Князь Рожинский ссылается с Дмитрием в Орле
Князь Рожинский, не мешкая, выступил к Орлу. Одних лишь товарищей [50] ехало с ним до двух сотен, да своей пехоты он вел с собой три с половиной сотни. Все наши выехали из Орла ему навстречу (было это в пост[51]). Мы вошли в Орел и переночевали, а на следующий день князю Рожинскому передали, чтобы он ехал к царской руке. Когда же мы собрались и уже тронулись с места, вдруг приказали вернуться и подождать, пока царь займет свое место: он, мол, еще моется. Такая у него была привычка — каждый день мыться в бане. Он говорил, что так сбрасывает свои заботы; короче, нежился и оберегал здоровье. Князь Рожинский, не желая возвращаться, продолжил путь.

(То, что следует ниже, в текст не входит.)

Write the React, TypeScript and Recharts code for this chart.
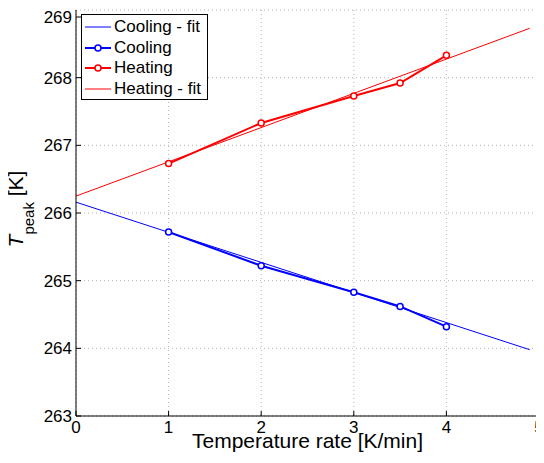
import { LineChart, Line, XAxis, YAxis, CartesianGrid, Legend, Label } from "recharts";

const FONT = '"Liberation Sans", Arial, sans-serif';

// heating / cooling rates [K/min]
const rates = [1, 2, 3, 3.5, 4];
const coolingPeak = [265.72, 265.22, 264.83, 264.62, 264.32];
const heatingPeak = [266.73, 267.33, 267.73, 267.92, 268.33];

// linear fits, read at the ends of the drawn lines
const fitRates = [0, 4.9];
const coolingFit = [266.16, 263.98];
const heatingFit = [266.25, 268.73];

const xTicks = [0, 1, 2, 3, 4, 5];
const yTicks = [263, 264, 265, 266, 267, 268, 269];

const toPoints = (xs: number[], ys: number[]) => xs.map((x, i) => ({ x, y: ys[i] }));

const coolingData = toPoints(rates, coolingPeak);
const heatingData = toPoints(rates, heatingPeak);
const coolingFitData = toPoints(fitRates, coolingFit);
const heatingFitData = toPoints(fitRates, heatingFit);

const legendItems = [
  { name: "Cooling - fit", color: "#0000ff", width: 1, marker: false },
  { name: "Cooling", color: "#0000ff", width: 2, marker: true },
  { name: "Heating", color: "#ff0000", width: 2, marker: true },
  { name: "Heating - fit", color: "#ff0000", width: 1, marker: false },
];

const BottomTick = ({ x, y, payload }: any) => (
  <g>
    <line x1={x} x2={x} y1={y} y2={y - 5} stroke="#000" />
    <text x={x} y={y + 17} textAnchor="middle" fontSize={17} fontFamily={FONT} fill="#000">
      {payload.value}
    </text>
  </g>
);

const LeftTick = ({ x, y, payload }: any) => (
  <g>
    <line x1={x} x2={x + 5} y1={y} y2={y} stroke="#000" />
    <text x={x - 4} y={y} dy="0.36em" textAnchor="end" fontSize={17} fontFamily={FONT} fill="#000">
      {payload.value}
    </text>
  </g>
);

const TopTick = ({ x, y }: any) => <line x1={x} x2={x} y1={y} y2={y + 5} stroke="#000" />;
const RightTick = ({ x, y }: any) => <line x1={x} x2={x - 5} y1={y} y2={y} stroke="#000" />;

const XLabel = ({ viewBox }: any) => (
  <text
    x={viewBox.x + viewBox.width / 2}
    y={viewBox.y + 32}
    textAnchor="middle"
    fontSize={21}
    fontFamily={FONT}
    fill="#000"
  >
    Temperature rate [K/min]
  </text>
);

const YLabel = ({ viewBox }: any) => {
  const cx = viewBox.x + 23;
  const cy = viewBox.y + viewBox.height / 2 - 4;
  return (
    <text
      x={cx}
      y={cy}
      transform={`rotate(-90, ${cx}, ${cy})`}
      textAnchor="middle"
      fontSize={21}
      fontFamily={FONT}
      fill="#000"
    >
      <tspan fontStyle="italic">T</tspan>
      <tspan fontSize={15} dy={11}>peak</tspan>
      <tspan dy={-11}> [K]</tspan>
    </text>
  );
};

const LegendBox = () => (
  <div
    style={{
      border: "1px solid #000",
      background: "#fff",
      padding: "2px 6px 0 3px",
      fontFamily: FONT,
      fontSize: 17,
      color: "#000",
    }}
  >
    {legendItems.map((it) => (
      <div key={it.name} style={{ display: "flex", alignItems: "center", height: 20.5, whiteSpace: "nowrap" }}>
        <svg width={26} height={20} style={{ marginRight: 3 }}>
          <line x1={0} x2={26} y1={10} y2={10} stroke={it.color} strokeWidth={it.width} />
          {it.marker && <circle cx={13} cy={10} r={3} fill="#fff" stroke={it.color} strokeWidth={1.5} />}
        </svg>
        <span>{it.name}</span>
      </div>
    ))}
  </div>
);

export default function App() {
  return (
    <div style={{ width: 544, height: 455, marginLeft: -8, background: "#fff" }}>
      <LineChart width={544} height={455} margin={{ top: 2, right: 5, bottom: 7, left: 0 }}>
        <CartesianGrid stroke="#b4b4b4" strokeDasharray="1 3" />
        <XAxis
          type="number"
          dataKey="x"
          domain={[0, 5]}
          ticks={xTicks}
          height={40}
          allowDataOverflow
          axisLine={{ stroke: "#000" }}
          tickLine={false}
          tickSize={0}
          tickMargin={0}
          tick={<BottomTick />}
        >
          <Label content={<XLabel />} />
        </XAxis>
        <XAxis
          xAxisId="top"
          orientation="top"
          type="number"
          domain={[0, 5]}
          ticks={xTicks}
          height={0}
          axisLine={{ stroke: "#000" }}
          tickLine={false}
          tickSize={0}
          tickMargin={0}
          tick={<TopTick />}
        />
        <YAxis
          type="number"
          domain={[263, 269]}
          ticks={yTicks}
          width={76}
          allowDataOverflow
          axisLine={{ stroke: "#000" }}
          tickLine={false}
          tickSize={0}
          tickMargin={0}
          tick={<LeftTick />}
          label={{ content: <YLabel /> }}
        />
        <YAxis
          yAxisId="right"
          orientation="right"
          type="number"
          domain={[263, 269]}
          ticks={yTicks}
          width={0}
          axisLine={{ stroke: "#000" }}
          tickLine={false}
          tickSize={0}
          tickMargin={0}
          tick={<RightTick />}
        />
        <Line
          data={coolingFitData}
          dataKey="y"
          name="Cooling - fit"
          type="linear"
          stroke="#0000ff"
          strokeWidth={1}
          dot={false}
          activeDot={false}
          isAnimationActive={false}
        />
        <Line
          data={coolingData}
          dataKey="y"
          name="Cooling"
          type="linear"
          stroke="#0000ff"
          strokeWidth={2}
          dot={{ r: 3, fill: "#fff", stroke: "#0000ff", strokeWidth: 1.5 }}
          activeDot={false}
          isAnimationActive={false}
        />
        <Line
          data={heatingData}
          dataKey="y"
          name="Heating"
          type="linear"
          stroke="#ff0000"
          strokeWidth={2}
          dot={{ r: 3, fill: "#fff", stroke: "#ff0000", strokeWidth: 1.5 }}
          activeDot={false}
          isAnimationActive={false}
        />
        <Line
          data={heatingFitData}
          dataKey="y"
          name="Heating - fit"
          type="linear"
          stroke="#ff0000"
          strokeWidth={1}
          dot={false}
          activeDot={false}
          isAnimationActive={false}
        />
        <Legend
          layout="vertical"
          align="center"
          verticalAlign="middle"
          content={<LegendBox />}
          wrapperStyle={{ left: 81, top: 6, width: "auto", height: "auto" }}
        />
      </LineChart>
    </div>
  );
}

Пришлось нам войти в царские покои до начала приема. Потом завязался спор между нами и царскими урядниками: они требовали, чтобы мы вышли из избы, пока царь войдет и займет свое место, мы же для приветствия должны были войти после. Князь Рожинский уступить не захотел, так что после долгого спора царь вынужден был пройти мимо всех нас. И шел он, стараясь не смотреть в ту сторону, где стоял князь Рожинский. Когда царь сел на свой табурет, князь Рожинский обратился к нему с речью и поцеловал руку, за ним пошли к руке и другие. После приветствия царь пригласил князя Рожинского и всех нас на обед. Рожинский сидел с ним за одним столом, а мы за другими. Во время и после обеда царь много беседовал с нами: спрашивал он и о рокошах, и о том, были ли среди нас рокошане. Наслушались мы и таких речей, и эдаких, даже и богохульства: говорил он, что не хотел бы быть у нас королем, ибо не для того родился московский монарх, чтобы ему мог указывать какой-то Арцыбес[52], или по-нашему — Архиепископ. Наши отвечали ему на это, кто как мог. Этот день завершился пиром, а на следующий день Рожинский потребовал встречи с царем с глазу на глаз. Царь медлил день, медлил и другой, после чего Рожинский собрался уезжать; уже вышла его пехота, выезжали и мы. Тем временем прибежали ротмистры и товарищи старого набора, они просили Рожинского и всех нас подождать до завтра и сказали: «Мы соберем у себя круг и, если царь по-прежнему не выкажет вам уважения, мы тоже уйдем, а Меховецкого низложим. Нашим гетманом будешь ты, князь Рожинский, — веди, куда хочешь наше войско, мы на все готовы». Вняв их уговорам, мы выехали из города и до утра остались в предместье.